## Material provided:
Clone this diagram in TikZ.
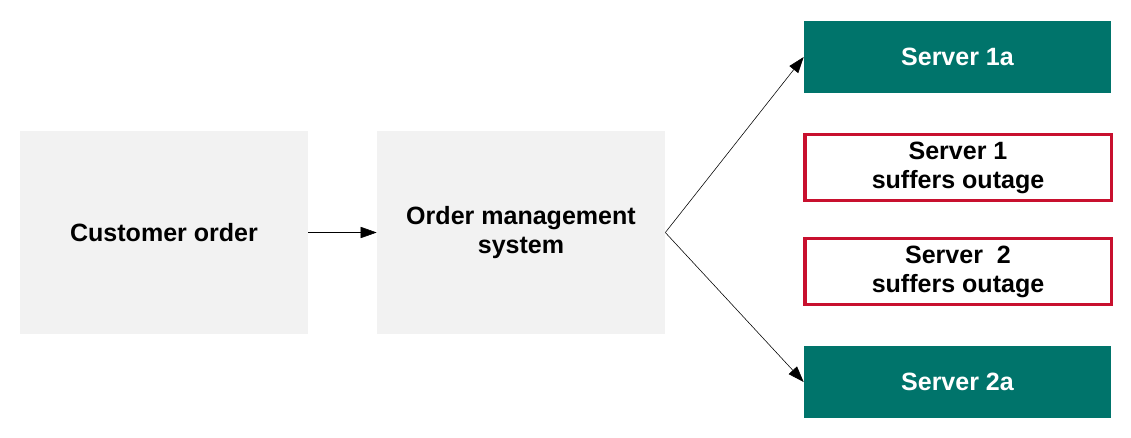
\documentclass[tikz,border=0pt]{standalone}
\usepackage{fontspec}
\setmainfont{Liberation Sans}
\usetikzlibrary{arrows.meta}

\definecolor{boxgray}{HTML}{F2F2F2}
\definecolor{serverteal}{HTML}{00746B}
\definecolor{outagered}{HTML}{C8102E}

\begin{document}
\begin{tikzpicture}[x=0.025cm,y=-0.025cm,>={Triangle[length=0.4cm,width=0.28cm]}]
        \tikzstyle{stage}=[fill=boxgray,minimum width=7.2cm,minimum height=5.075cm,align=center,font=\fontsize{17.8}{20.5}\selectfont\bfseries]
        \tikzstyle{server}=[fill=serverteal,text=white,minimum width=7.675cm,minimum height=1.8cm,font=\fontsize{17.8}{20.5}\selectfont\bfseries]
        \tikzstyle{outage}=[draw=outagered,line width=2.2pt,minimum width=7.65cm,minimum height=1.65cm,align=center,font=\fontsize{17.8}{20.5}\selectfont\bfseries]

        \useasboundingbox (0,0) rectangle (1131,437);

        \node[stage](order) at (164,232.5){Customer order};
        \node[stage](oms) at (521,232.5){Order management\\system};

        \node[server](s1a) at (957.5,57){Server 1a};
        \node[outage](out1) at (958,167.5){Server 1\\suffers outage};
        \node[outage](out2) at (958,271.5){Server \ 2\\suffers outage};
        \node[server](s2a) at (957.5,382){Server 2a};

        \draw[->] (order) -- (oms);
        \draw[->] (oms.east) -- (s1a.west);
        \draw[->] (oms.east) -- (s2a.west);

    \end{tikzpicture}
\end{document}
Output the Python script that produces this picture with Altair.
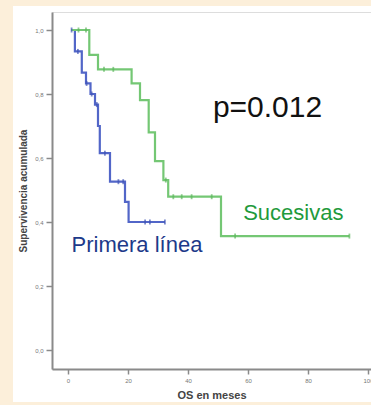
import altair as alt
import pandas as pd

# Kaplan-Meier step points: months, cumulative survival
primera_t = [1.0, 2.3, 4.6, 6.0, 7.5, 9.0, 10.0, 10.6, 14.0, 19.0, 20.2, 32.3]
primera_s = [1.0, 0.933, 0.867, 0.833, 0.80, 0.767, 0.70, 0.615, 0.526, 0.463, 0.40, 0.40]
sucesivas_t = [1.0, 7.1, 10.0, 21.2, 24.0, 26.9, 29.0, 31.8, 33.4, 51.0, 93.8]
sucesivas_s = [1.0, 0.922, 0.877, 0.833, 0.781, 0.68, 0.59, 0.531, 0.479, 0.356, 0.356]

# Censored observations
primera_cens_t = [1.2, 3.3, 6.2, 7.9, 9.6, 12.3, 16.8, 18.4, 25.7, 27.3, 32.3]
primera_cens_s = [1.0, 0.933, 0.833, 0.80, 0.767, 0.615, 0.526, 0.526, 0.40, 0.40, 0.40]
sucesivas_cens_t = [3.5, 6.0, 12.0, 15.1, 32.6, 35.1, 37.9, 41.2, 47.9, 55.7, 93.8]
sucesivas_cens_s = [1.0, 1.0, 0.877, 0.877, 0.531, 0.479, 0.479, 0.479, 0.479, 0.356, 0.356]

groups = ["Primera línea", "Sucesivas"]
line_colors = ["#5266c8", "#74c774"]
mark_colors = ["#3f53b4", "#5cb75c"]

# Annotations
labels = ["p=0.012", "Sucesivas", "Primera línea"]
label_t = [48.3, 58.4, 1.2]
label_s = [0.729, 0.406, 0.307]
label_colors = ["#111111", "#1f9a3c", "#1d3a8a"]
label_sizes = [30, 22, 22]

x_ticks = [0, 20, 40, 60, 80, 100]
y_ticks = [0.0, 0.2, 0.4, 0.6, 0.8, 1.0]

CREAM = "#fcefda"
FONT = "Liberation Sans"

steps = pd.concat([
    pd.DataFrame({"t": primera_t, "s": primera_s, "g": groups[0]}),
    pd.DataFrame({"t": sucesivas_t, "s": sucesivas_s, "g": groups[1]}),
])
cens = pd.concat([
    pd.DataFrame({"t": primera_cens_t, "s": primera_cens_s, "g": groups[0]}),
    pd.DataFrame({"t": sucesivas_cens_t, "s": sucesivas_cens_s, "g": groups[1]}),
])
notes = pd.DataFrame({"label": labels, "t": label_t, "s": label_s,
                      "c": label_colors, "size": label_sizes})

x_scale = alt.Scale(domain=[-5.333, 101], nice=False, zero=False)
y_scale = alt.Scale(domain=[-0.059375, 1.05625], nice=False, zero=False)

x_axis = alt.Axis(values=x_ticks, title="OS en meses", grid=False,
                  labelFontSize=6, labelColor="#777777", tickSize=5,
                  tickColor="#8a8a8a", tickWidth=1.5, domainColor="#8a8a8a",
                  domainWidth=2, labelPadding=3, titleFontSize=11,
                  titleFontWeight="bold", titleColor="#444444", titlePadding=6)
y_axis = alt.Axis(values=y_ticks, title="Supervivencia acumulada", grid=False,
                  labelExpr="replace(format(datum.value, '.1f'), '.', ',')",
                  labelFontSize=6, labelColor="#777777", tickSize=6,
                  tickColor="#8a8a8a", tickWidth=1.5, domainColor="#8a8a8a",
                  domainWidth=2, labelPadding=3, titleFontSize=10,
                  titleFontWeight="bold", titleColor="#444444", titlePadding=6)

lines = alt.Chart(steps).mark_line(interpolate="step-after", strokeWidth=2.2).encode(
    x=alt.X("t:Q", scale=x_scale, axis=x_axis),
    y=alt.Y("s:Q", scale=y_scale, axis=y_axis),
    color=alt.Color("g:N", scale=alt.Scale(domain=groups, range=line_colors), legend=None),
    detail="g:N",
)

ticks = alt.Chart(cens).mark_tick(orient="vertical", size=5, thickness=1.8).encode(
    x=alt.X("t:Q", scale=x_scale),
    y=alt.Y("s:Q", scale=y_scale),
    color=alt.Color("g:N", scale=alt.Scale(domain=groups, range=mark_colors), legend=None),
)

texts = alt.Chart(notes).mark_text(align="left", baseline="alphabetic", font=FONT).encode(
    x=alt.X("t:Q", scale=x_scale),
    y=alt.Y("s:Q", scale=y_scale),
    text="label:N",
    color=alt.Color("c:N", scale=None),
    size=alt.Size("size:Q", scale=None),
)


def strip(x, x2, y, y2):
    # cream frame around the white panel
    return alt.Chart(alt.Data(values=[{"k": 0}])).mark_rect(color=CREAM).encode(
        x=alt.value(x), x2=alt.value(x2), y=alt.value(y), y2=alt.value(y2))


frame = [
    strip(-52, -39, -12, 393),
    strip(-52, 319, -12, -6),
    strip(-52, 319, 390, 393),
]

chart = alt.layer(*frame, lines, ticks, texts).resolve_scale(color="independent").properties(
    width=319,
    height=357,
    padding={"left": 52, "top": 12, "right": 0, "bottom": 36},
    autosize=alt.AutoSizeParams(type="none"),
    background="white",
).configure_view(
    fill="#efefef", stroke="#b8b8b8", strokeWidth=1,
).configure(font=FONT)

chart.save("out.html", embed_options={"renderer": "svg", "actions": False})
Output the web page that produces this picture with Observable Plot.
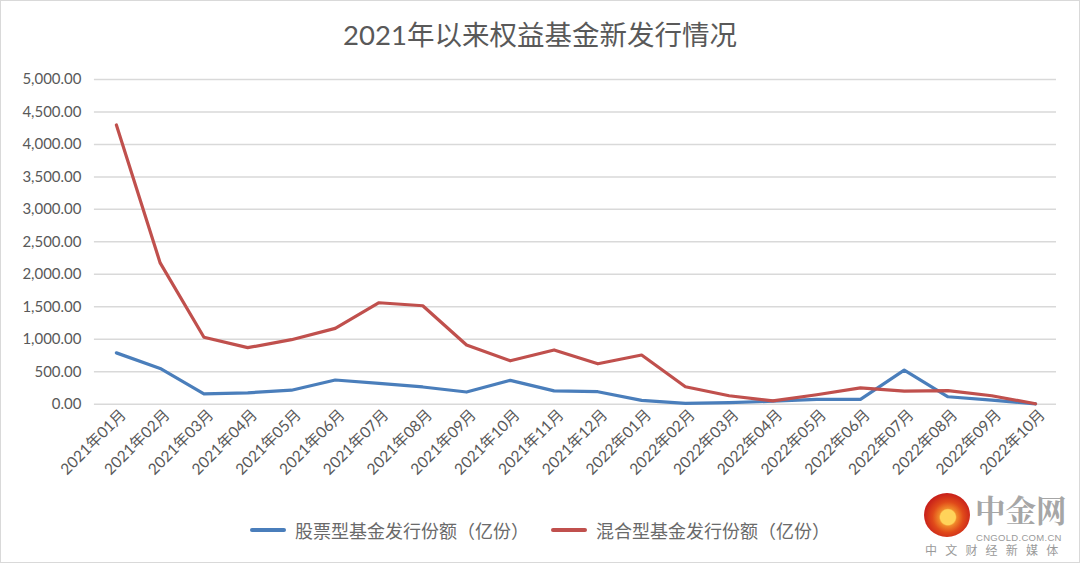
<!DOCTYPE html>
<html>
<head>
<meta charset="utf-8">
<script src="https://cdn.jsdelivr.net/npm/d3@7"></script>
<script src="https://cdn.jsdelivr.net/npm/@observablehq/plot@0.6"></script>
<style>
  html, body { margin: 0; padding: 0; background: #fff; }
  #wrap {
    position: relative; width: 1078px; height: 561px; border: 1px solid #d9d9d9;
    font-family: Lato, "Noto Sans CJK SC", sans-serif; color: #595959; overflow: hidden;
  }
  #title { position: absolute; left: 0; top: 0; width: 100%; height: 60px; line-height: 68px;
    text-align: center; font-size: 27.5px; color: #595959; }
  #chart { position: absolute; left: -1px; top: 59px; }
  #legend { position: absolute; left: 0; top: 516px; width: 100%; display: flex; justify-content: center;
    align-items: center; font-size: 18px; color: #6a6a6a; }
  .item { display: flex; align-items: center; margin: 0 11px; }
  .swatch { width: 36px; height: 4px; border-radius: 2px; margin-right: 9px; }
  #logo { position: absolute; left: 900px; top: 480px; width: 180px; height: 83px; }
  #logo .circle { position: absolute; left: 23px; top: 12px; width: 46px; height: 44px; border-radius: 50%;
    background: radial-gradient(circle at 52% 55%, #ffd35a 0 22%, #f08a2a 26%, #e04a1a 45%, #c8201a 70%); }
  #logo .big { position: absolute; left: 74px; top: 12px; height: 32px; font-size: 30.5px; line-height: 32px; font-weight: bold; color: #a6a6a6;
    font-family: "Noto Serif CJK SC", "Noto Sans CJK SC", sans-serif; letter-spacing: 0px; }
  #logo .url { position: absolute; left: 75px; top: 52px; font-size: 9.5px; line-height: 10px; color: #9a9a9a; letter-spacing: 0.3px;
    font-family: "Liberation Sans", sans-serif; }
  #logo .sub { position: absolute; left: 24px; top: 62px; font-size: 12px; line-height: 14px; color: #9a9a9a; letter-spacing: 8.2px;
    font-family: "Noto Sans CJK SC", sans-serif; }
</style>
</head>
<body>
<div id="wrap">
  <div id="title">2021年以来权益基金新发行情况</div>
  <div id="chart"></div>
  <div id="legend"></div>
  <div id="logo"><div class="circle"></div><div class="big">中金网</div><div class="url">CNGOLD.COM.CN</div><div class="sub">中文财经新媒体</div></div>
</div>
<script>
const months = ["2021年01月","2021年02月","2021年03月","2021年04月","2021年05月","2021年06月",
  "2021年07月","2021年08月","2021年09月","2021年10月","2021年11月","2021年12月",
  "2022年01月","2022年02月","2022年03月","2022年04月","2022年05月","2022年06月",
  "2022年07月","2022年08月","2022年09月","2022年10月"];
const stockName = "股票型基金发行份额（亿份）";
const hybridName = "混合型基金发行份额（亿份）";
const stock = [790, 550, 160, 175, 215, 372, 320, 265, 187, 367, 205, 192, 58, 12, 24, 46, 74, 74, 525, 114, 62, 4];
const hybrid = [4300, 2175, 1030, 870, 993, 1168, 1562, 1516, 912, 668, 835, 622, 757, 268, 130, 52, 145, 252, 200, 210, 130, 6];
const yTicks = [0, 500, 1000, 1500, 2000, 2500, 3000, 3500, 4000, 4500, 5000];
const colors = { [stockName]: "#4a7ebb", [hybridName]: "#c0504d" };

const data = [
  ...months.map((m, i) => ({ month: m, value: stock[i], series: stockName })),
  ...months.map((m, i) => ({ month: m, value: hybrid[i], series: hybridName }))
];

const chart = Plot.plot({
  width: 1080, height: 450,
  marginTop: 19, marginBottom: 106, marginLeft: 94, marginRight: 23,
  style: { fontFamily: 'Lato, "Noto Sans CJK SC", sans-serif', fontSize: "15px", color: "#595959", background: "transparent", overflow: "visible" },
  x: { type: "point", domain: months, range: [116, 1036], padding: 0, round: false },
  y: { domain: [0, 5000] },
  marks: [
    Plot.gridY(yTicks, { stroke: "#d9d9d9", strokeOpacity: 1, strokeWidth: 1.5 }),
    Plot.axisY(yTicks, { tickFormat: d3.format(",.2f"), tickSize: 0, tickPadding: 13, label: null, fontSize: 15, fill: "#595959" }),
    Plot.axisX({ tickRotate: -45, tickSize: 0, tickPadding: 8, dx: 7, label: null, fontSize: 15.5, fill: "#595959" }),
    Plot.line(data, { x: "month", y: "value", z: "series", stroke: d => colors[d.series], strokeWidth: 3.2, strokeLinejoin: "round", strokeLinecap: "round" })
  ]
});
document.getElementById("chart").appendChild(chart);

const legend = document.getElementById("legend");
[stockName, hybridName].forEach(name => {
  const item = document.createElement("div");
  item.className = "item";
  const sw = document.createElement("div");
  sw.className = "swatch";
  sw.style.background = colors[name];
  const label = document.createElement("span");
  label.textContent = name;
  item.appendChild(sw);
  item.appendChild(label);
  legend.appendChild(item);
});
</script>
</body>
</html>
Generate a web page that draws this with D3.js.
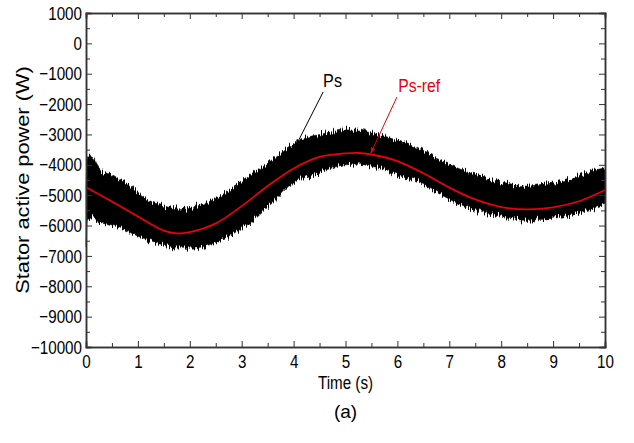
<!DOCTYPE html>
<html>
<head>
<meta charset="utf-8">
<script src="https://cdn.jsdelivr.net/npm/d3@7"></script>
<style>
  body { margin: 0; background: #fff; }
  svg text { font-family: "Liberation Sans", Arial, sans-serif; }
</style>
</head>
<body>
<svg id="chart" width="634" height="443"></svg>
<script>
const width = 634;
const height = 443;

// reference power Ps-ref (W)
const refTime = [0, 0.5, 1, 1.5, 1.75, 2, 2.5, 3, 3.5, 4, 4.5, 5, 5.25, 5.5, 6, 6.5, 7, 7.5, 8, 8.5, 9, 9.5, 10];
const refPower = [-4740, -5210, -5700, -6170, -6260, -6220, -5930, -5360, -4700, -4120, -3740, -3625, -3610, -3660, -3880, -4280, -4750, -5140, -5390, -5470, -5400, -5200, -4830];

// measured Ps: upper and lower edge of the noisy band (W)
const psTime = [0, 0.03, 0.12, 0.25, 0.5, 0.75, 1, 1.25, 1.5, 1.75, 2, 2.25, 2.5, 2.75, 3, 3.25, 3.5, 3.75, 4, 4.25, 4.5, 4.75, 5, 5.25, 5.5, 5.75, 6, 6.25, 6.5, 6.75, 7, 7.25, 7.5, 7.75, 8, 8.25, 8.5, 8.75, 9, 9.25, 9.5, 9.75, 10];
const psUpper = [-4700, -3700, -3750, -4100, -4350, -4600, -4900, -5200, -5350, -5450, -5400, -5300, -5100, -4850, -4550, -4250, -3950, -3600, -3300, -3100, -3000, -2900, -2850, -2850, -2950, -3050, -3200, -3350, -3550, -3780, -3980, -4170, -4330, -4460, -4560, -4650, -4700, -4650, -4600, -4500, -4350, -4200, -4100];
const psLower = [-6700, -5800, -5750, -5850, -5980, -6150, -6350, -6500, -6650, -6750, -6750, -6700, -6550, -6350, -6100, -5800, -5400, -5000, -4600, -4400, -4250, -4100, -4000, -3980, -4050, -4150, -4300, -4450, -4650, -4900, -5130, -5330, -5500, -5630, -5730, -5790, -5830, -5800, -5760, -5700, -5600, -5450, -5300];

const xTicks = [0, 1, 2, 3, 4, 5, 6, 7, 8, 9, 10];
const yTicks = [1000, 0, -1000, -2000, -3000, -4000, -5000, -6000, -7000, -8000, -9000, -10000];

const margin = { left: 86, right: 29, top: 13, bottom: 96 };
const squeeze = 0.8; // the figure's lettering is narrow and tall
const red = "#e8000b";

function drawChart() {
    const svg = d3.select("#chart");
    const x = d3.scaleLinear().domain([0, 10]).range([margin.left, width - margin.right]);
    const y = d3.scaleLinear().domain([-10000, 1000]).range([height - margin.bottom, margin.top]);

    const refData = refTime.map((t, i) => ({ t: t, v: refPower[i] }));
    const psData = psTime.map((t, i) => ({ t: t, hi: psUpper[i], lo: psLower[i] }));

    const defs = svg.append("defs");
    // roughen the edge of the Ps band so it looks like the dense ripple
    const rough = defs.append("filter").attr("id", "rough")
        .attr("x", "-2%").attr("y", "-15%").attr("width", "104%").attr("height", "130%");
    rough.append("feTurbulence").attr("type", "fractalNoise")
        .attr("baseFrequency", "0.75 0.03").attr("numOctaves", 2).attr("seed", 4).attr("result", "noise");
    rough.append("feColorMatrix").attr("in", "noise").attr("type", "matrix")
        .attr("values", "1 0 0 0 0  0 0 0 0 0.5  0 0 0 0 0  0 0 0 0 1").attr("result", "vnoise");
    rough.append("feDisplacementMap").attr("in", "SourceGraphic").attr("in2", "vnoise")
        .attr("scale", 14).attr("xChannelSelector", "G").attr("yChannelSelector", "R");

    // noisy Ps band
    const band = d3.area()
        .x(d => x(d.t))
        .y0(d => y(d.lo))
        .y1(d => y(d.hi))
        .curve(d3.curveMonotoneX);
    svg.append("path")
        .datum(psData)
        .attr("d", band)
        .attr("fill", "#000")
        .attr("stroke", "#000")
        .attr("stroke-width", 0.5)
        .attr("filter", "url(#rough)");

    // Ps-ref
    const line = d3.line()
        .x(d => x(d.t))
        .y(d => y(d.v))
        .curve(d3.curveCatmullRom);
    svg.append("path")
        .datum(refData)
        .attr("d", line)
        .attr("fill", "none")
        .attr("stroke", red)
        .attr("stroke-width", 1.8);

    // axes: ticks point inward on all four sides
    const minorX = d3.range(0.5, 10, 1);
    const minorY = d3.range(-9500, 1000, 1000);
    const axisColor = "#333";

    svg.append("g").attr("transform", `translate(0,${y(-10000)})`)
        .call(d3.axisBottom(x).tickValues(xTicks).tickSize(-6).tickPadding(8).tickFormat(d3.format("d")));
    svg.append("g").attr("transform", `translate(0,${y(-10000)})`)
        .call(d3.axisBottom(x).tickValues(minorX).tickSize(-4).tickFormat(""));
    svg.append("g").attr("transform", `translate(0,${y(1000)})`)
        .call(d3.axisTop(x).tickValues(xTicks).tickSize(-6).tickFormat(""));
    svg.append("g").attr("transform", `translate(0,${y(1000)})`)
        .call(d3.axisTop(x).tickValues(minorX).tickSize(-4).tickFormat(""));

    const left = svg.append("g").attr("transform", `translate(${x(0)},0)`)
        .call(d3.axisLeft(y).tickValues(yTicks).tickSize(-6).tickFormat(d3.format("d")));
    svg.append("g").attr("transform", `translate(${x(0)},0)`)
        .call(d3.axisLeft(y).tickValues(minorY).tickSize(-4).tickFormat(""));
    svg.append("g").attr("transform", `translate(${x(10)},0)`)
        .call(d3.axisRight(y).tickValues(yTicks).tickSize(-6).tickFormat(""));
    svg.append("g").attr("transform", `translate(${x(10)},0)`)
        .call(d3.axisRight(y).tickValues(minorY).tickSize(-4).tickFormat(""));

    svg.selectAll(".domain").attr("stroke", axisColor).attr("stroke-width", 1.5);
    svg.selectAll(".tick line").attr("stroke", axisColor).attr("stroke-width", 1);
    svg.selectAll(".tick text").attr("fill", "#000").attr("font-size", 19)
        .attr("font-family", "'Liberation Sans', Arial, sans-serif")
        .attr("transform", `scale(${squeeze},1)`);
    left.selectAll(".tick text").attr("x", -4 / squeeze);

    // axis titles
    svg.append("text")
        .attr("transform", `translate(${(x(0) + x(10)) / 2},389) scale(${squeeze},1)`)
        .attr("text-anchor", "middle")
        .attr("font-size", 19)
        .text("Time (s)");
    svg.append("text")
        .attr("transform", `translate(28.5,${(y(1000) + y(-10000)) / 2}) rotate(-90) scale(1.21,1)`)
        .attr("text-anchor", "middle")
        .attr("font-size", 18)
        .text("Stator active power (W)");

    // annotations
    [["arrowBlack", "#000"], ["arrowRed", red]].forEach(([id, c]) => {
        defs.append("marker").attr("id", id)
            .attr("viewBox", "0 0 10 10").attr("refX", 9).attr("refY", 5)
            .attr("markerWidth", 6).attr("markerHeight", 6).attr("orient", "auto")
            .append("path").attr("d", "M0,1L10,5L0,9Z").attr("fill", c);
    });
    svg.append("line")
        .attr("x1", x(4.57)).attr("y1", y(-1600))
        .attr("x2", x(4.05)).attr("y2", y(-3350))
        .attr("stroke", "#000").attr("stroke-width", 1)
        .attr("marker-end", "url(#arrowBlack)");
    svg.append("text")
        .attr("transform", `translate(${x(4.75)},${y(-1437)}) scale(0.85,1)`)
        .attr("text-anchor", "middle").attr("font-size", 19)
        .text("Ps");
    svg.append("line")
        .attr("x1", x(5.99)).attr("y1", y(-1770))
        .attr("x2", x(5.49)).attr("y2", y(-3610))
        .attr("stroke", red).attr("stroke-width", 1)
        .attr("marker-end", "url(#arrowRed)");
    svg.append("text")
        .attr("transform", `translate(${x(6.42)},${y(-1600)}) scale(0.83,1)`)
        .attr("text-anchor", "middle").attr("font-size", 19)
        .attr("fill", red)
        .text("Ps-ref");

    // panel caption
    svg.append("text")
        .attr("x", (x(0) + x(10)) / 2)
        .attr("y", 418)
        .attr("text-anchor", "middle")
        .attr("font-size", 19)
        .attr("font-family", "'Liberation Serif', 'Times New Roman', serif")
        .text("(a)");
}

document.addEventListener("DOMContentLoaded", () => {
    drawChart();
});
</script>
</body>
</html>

## What to produce:
Identify the lines above with the word "Output". Copy them.

## Solution to the exercise:
Output the Python script that produces this picture with Altair.
Output the web page that produces this picture with Observable Plot.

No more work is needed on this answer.